9 October, AtoZForex.com, Lagos – In the second half of 2015, China has been one of the major market moving subjects across global markets. After the devaluation of the Yuan back in August, things seem to have stabilized a bit. And Andres Garcia-Amaya believes that there is one reason to now be bullish on China, which is “Real estate”.
China’s real estate
The problems for the nation started with the collapse of the real estate. Which is the same reason that makes the country look attractive again. According to Andres Garcia-Amaya, J.P. Morgan Asset Management’s emerging market analyst said:
“China’s real estate is starting to find a bottom. If you remember, the whole bear case for China was this collapse in real estate. They’ve had three months in a row of upticks in prices,“
“If you continue to see that, the bears are going to have less legs to stand on,” he said.
Oil contagion hit Brazil
The slowdown in the global economy is also well reflected in the economies of countries like Brazil, which are highly dependent on commodity exports. Brazil for example is regarded as a high-growth economy that has been deeply affected to the negative by low oil and iron ore prices. The emerging markets slowdown is not becoming a contagion on the U.S economy.

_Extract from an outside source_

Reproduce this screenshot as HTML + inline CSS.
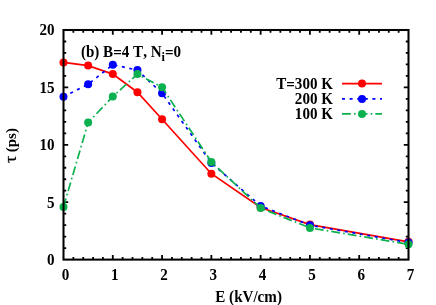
<!DOCTYPE html>
<html><head><meta charset="utf-8"><title>chart</title>
<style>html,body{margin:0;padding:0;background:#fff;overflow:hidden}body{width:436px;height:305px;position:relative;font-family:"Liberation Serif",serif}</style></head>
<body>
<svg width="436" height="305" viewBox="0 0 436 305" style="position:absolute;left:0;top:0">
<rect width="436" height="305" fill="#fff"/>
<path d="M73.36,259.6v-2.7M73.36,30.0v2.7M83.21,259.6v-2.7M83.21,30.0v2.7M93.07,259.6v-2.7M93.07,30.0v2.7M102.93,259.6v-2.7M102.93,30.0v2.7M112.79,259.6v-4.7M112.79,30.0v4.7M122.64,259.6v-2.7M122.64,30.0v2.7M132.50,259.6v-2.7M132.50,30.0v2.7M142.36,259.6v-2.7M142.36,30.0v2.7M152.21,259.6v-2.7M152.21,30.0v2.7M162.07,259.6v-4.7M162.07,30.0v4.7M171.93,259.6v-2.7M171.93,30.0v2.7M181.79,259.6v-2.7M181.79,30.0v2.7M191.64,259.6v-2.7M191.64,30.0v2.7M201.50,259.6v-2.7M201.50,30.0v2.7M211.36,259.6v-4.7M211.36,30.0v4.7M221.21,259.6v-2.7M221.21,30.0v2.7M231.07,259.6v-2.7M231.07,30.0v2.7M240.93,259.6v-2.7M240.93,30.0v2.7M250.79,259.6v-2.7M250.79,30.0v2.7M260.64,259.6v-4.7M260.64,30.0v4.7M270.50,259.6v-2.7M270.50,30.0v2.7M280.36,259.6v-2.7M280.36,30.0v2.7M290.21,259.6v-2.7M290.21,30.0v2.7M300.07,259.6v-2.7M300.07,30.0v2.7M309.93,259.6v-4.7M309.93,30.0v4.7M319.79,259.6v-2.7M319.79,30.0v2.7M329.64,259.6v-2.7M329.64,30.0v2.7M339.50,259.6v-2.7M339.50,30.0v2.7M349.36,259.6v-2.7M349.36,30.0v2.7M359.21,259.6v-4.7M359.21,30.0v4.7M369.07,259.6v-2.7M369.07,30.0v2.7M378.93,259.6v-2.7M378.93,30.0v2.7M388.79,259.6v-2.7M388.79,30.0v2.7M398.64,259.6v-2.7M398.64,30.0v2.7M63.5,248.12h2.7M408.5,248.12h-2.7M63.5,236.64h2.7M408.5,236.64h-2.7M63.5,225.16h2.7M408.5,225.16h-2.7M63.5,213.68h2.7M408.5,213.68h-2.7M63.5,202.20h4.7M408.5,202.20h-4.7M63.5,190.72h2.7M408.5,190.72h-2.7M63.5,179.24h2.7M408.5,179.24h-2.7M63.5,167.76h2.7M408.5,167.76h-2.7M63.5,156.28h2.7M408.5,156.28h-2.7M63.5,144.80h4.7M408.5,144.80h-4.7M63.5,133.32h2.7M408.5,133.32h-2.7M63.5,121.84h2.7M408.5,121.84h-2.7M63.5,110.36h2.7M408.5,110.36h-2.7M63.5,98.88h2.7M408.5,98.88h-2.7M63.5,87.40h4.7M408.5,87.40h-4.7M63.5,75.92h2.7M408.5,75.92h-2.7M63.5,64.44h2.7M408.5,64.44h-2.7M63.5,52.96h2.7M408.5,52.96h-2.7M63.5,41.48h2.7M408.5,41.48h-2.7" stroke="#000" stroke-width="1.8" fill="none"/>
<polyline points="63.50,62.40 88.14,65.60 112.79,74.10 137.43,92.20 162.07,119.20 211.36,173.70 260.64,207.50 309.93,224.60 408.50,241.80" fill="none" stroke="#ff0000" stroke-width="1.7"/>
<circle cx="63.50" cy="62.40" r="4.0" fill="#ff0000"/><circle cx="88.14" cy="65.60" r="4.0" fill="#ff0000"/><circle cx="112.79" cy="74.10" r="4.0" fill="#ff0000"/><circle cx="137.43" cy="92.20" r="4.0" fill="#ff0000"/><circle cx="162.07" cy="119.20" r="4.0" fill="#ff0000"/><circle cx="211.36" cy="173.70" r="4.0" fill="#ff0000"/><circle cx="260.64" cy="207.50" r="4.0" fill="#ff0000"/><circle cx="309.93" cy="224.60" r="4.0" fill="#ff0000"/><circle cx="408.50" cy="241.80" r="4.0" fill="#ff0000"/>
<polyline points="63.50,96.70 88.14,84.30 112.79,64.70 137.43,70.10 162.07,93.30 211.36,163.00 260.64,205.90 309.93,225.20 408.50,242.60" fill="none" stroke="#0000ff" stroke-width="1.7" stroke-dasharray="3.0,4.6"/>
<circle cx="63.50" cy="96.70" r="4.0" fill="#0000ff"/><circle cx="88.14" cy="84.30" r="4.0" fill="#0000ff"/><circle cx="112.79" cy="64.70" r="4.0" fill="#0000ff"/><circle cx="137.43" cy="70.10" r="4.0" fill="#0000ff"/><circle cx="162.07" cy="93.30" r="4.0" fill="#0000ff"/><circle cx="211.36" cy="163.00" r="4.0" fill="#0000ff"/><circle cx="260.64" cy="205.90" r="4.0" fill="#0000ff"/><circle cx="309.93" cy="225.20" r="4.0" fill="#0000ff"/><circle cx="408.50" cy="242.60" r="4.0" fill="#0000ff"/>
<polyline points="63.50,206.90 88.14,122.50 112.79,96.60 137.43,74.10 162.07,87.30 211.36,161.90 260.64,208.10 309.93,227.90 408.50,244.30" fill="none" stroke="#0cb14f" stroke-width="1.7" stroke-dasharray="8.8,3.2,1.6,3.07"/>
<circle cx="63.50" cy="206.90" r="4.0" fill="#0cb14f"/><circle cx="88.14" cy="122.50" r="4.0" fill="#0cb14f"/><circle cx="112.79" cy="96.60" r="4.0" fill="#0cb14f"/><circle cx="137.43" cy="74.10" r="4.0" fill="#0cb14f"/><circle cx="162.07" cy="87.30" r="4.0" fill="#0cb14f"/><circle cx="211.36" cy="161.90" r="4.0" fill="#0cb14f"/><circle cx="260.64" cy="208.10" r="4.0" fill="#0cb14f"/><circle cx="309.93" cy="227.90" r="4.0" fill="#0cb14f"/><circle cx="408.50" cy="244.30" r="4.0" fill="#0cb14f"/>
<line x1="342" y1="83.6" x2="382" y2="83.6" stroke="#ff0000" stroke-width="1.7"/>
<circle cx="362.0" cy="83.6" r="4.0" fill="#ff0000"/>
<line x1="342" y1="98.9" x2="382" y2="98.9" stroke="#0000ff" stroke-width="1.7" stroke-dasharray="3.0,4.6"/>
<circle cx="362.0" cy="98.9" r="4.0" fill="#0000ff"/>
<line x1="342" y1="113.9" x2="382" y2="113.9" stroke="#0cb14f" stroke-width="1.7" stroke-dasharray="8.8,3.2,1.6,3.07"/>
<circle cx="362.0" cy="113.9" r="4.0" fill="#0cb14f"/>
<rect x="63.5" y="30.0" width="345.0" height="229.60000000000002" fill="none" stroke="#000" stroke-width="2.05"/>
<g font-family="Liberation Serif, serif" font-weight="bold" font-size="15.1px" fill="#000" style="will-change:transform;font-kerning:none;font-variant-ligatures:none">
<text transform="translate(54.50,264.80) scale(1,1.04)" text-anchor="end">0</text>
<text transform="translate(54.50,208.00) scale(1,1.04)" text-anchor="end">5</text>
<text transform="translate(54.50,150.40) scale(1,1.04)" text-anchor="end">10</text>
<text transform="translate(54.50,92.50) scale(1,1.04)" text-anchor="end">15</text>
<text transform="translate(54.50,35.20) scale(1,1.04)" text-anchor="end">20</text>
<text transform="translate(65.50,280.10) scale(1,1.04)" text-anchor="middle">0</text>
<text transform="translate(114.79,280.10) scale(1,1.04)" text-anchor="middle">1</text>
<text transform="translate(164.07,280.10) scale(1,1.04)" text-anchor="middle">2</text>
<text transform="translate(213.36,280.10) scale(1,1.04)" text-anchor="middle">3</text>
<text transform="translate(262.64,280.10) scale(1,1.04)" text-anchor="middle">4</text>
<text transform="translate(311.93,280.10) scale(1,1.04)" text-anchor="middle">5</text>
<text transform="translate(361.21,280.10) scale(1,1.04)" text-anchor="middle">6</text>
<text transform="translate(410.50,280.10) scale(1,1.04)" text-anchor="middle">7</text>
<text transform="translate(80.90,56.70) scale(1,1.04)" text-anchor="start">(b) B<tspan dy="1">=</tspan><tspan dy="-1">4 T, N</tspan><tspan font-size="12.2px" dy="3.95">i</tspan><tspan dy="-2.95">=</tspan><tspan dy="-1">0</tspan></text>
<text transform="translate(333.00,88.50) scale(1,1.04)" text-anchor="end">T<tspan dy="1">=</tspan><tspan dy="-1">300 K</tspan></text>
<text transform="translate(333.00,103.50) scale(1,1.04)" text-anchor="end">200 K</text>
<text transform="translate(333.00,118.50) scale(1,1.04)" text-anchor="end">100 K</text>
<text transform="translate(248.60,301.50) scale(1,1.04)" text-anchor="middle">E (kV/cm)</text>
<text transform="translate(15.8,152.3) rotate(-90)">(ps)</text>
<text transform="translate(15.9,162.9) rotate(-90) scale(1.05,1)" font-weight="normal" font-size="17.4px" stroke="#000" stroke-width="0.25">τ</text>
</g></svg>
</body></html>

Another emerging market on the radar is Russia. Following the downturn of the country’s economic activities on the back of western sanctions and the fall in oil prices, Russia has suffered huge down turn. This seems to be changing as the Russia is up year to date. Garcia-Amaya commented that:
“Russia actually our biggest overweight,” he said. “It’s one of the few markets that is up year to date and … with all the issues it has, it’s still trading at 4 1/2 times price-to earnings the yield is 5 percent. You rarely see something in which the P/E is lower than the dividend yield.”
“So either Russia’s going bust, or there’s a lot more upside and we think there’s a lot more upside,” Garcia-Amaya added.
Emerging markets remain a key focus as the US Fed has clarified that external conditions remain a major concern affecting the rate hike decision.